The following is a response requested by Austin Ruse, president of C-FAM (Catholic Family & Human Rights Institute), a New York and Washington DC-based research institute working exclusively on social policy at international institutions.

Stopping Global Abortion Means Working with All Men

Diana West objects to Christians lobbying and otherwise making common cause on pro-life and pro-family issues with Muslim countries at the UN. She believes we give aid and comfort to those who persecute Christians; that we contribute to the spread of militant Islam, and help to spread Sharia.

Here’s an inescapable fact. Without the help of Muslim countries, abortion would have become a human right enforceable against all countries long ago. A global coalition of Evangelicals, Mormons, Muslims and Catholics cannot bear a world where the slaughter of the innocents is the law of the world.
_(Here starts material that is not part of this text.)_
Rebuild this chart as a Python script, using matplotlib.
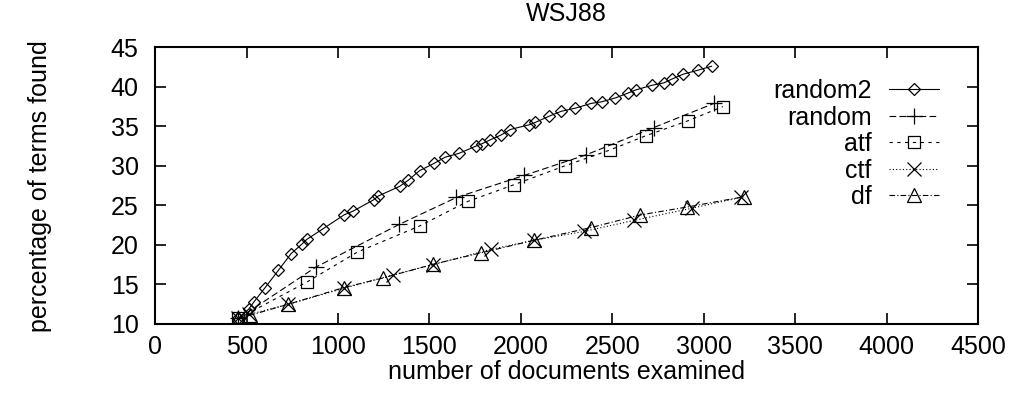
import numpy as np
import matplotlib.pyplot as plt

plt.rcParams['font.family'] = ['Liberation Sans', 'DejaVu Sans']

# dados
random2_x = [455, 512, 540, 601, 674, 743, 802, 829, 915, 1033, 1084, 1194, 1221,
             1336, 1385, 1446, 1524, 1586, 1663, 1754, 1787, 1833, 1891, 1942,
             2046, 2079, 2156, 2220, 2298, 2384, 2441, 2517, 2585, 2627, 2718,
             2782, 2828, 2888, 2968, 3043]
random2_y = [10.7, 11.9, 12.8, 14.6, 16.8, 18.9, 20.1, 20.7, 22.0, 23.8, 24.3, 25.7, 26.2,
             27.4, 28.2, 29.4, 30.3, 31.1, 31.6, 32.5, 32.8, 33.3, 33.9, 34.6,
             35.2, 35.5, 36.3, 36.9, 37.3, 37.9, 38.1, 38.6, 39.2, 39.6, 40.2,
             40.5, 41.0, 41.6, 42.1, 42.6]

random_x = [455, 879, 1335, 1647, 2019, 2357, 2727, 3056]
random_y = [10.7, 17.2, 22.6, 26.0, 28.8, 31.4, 34.85, 37.9]

atf_x = [455, 829, 1106, 1446, 1709, 1960, 2240, 2486, 2682, 2913, 3105]
atf_y = [10.7, 15.3, 19.1, 22.4, 25.5, 27.6, 30.0, 32.0, 33.8, 35.7, 37.5]

ctf_x = [455, 512, 728, 1030, 1298, 1519, 1837, 2074, 2344, 2618, 2937, 3202]
ctf_y = [10.7, 11.2, 12.5, 14.5, 16.2, 17.5, 19.45, 20.6, 21.7, 23.1, 24.65, 26.0]

df_x = [455, 519, 728, 1030, 1243, 1519, 1782, 2074, 2384, 2654, 2910, 3220]
df_y = [10.7, 11.1, 12.5, 14.6, 15.8, 17.55, 19.0, 20.6, 22.2, 23.8, 24.8, 26.1]

fs = 18

fig = plt.figure(figsize=(10.12, 3.94), dpi=100)
ax = fig.add_axes([0.1534, 0.1777, 0.8130, 0.7023])

estilo = dict(color='black', lw=0.8, mfc='none', mec='black', mew=0.9)
ax.plot(random2_x, random2_y, ls='-', marker='D', ms=6.5, label='random2', **estilo)
ax.plot(random_x, random_y, ls=(0, (6, 3)), marker='+', ms=12, label='random', **estilo)
ax.plot(atf_x, atf_y, ls=(0, (3, 4)), marker='s', ms=9, label='atf', **estilo)
ax.plot(ctf_x, ctf_y, ls=(0, (1, 2)), marker='x', ms=10, label='ctf', **estilo)
ax.plot(df_x, df_y, ls=(0, (5, 2, 1, 2)), marker='^', ms=10, label='df', **estilo)

ax.set_xlim(0, 4500)
ax.set_ylim(10, 45)
ax.set_xticks(np.arange(0, 4501, 500))
ax.set_yticks(np.arange(10, 46, 5))
ax.tick_params(direction='in', length=8, width=1.2, top=True, right=True,
               labelsize=fs)
ax.tick_params(axis='x', pad=8)
ax.tick_params(axis='y', pad=12)
for s in ax.spines.values():
    s.set_linewidth(1.5)

ax.set_title('WSJ88', fontsize=fs, pad=19)
ax.set_xlabel('number of documents examined', fontsize=fs, labelpad=1)
ax.set_ylabel('percentage of terms found', fontsize=fs, labelpad=42)

ax.legend(loc='upper right', bbox_to_anchor=(0.968, 0.93), frameon=False,
          markerfirst=False, fontsize=fs, handlelength=2.0, handletextpad=0.7,
          labelspacing=0.1, borderpad=0, numpoints=1)

fig.savefig('out.png', dpi=100)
This fight would not be necessary if Christian nations stood for life and family at the UN. But they don’t. In fact it is formerly Christian Europe that leads the charge to impose death-dealing “human rights” on the countries of the world. Other regions, including largely Catholic Latin America, go along for various reasons, including financial coercion.

As Donald Rumsfeld said, you fight with the army you have–and as it is, this includes a small handful of Muslim countries who are not afraid to stand up to Europe, the UN and the US on their hard left sexual agenda, but who in some cases also practice profoundly objectionable policies at home.

West seems to suggest that we step aside and in the process let radical secularists have their way if the cost of stopping them includes working with Muslims. But letting the radical secularists have their way on the UN on the issue of abortion means an ever-increasing body count. The unknown global cost in human lives due to abortion eclipses any other human rights tragedy our world has ever known.

What we have done as a movement is put aside our own profound theological differences to defend that universal first right, the right to life, which makes every other right and freedom possible, including freedom of religion. Ambassador Tom Farr, formerly of the State Department’s office of religious freedom, once said the best example of inter-faith and inter-religious dialogue in the entire world occurs in the pro-life coalition at the UN.

Do we spread Sharia by working privately with Muslim diplomats; behind closed and usually locked UN doors? Do we spread radical Islam and aid in religious persecution as West implies? No. These are merely overheated assertions.

While we have so far been successful in blocking an international right to abortion and thereby have saved countless lives, we have done even more. By working with Muslim diplomats, offering to them a strong Christian witness, by befriending them and even loving them, we have in some profound yet unknowable way offered hope to our persecuted brethren.

This is after all the Christian way that is rarely understood by the world.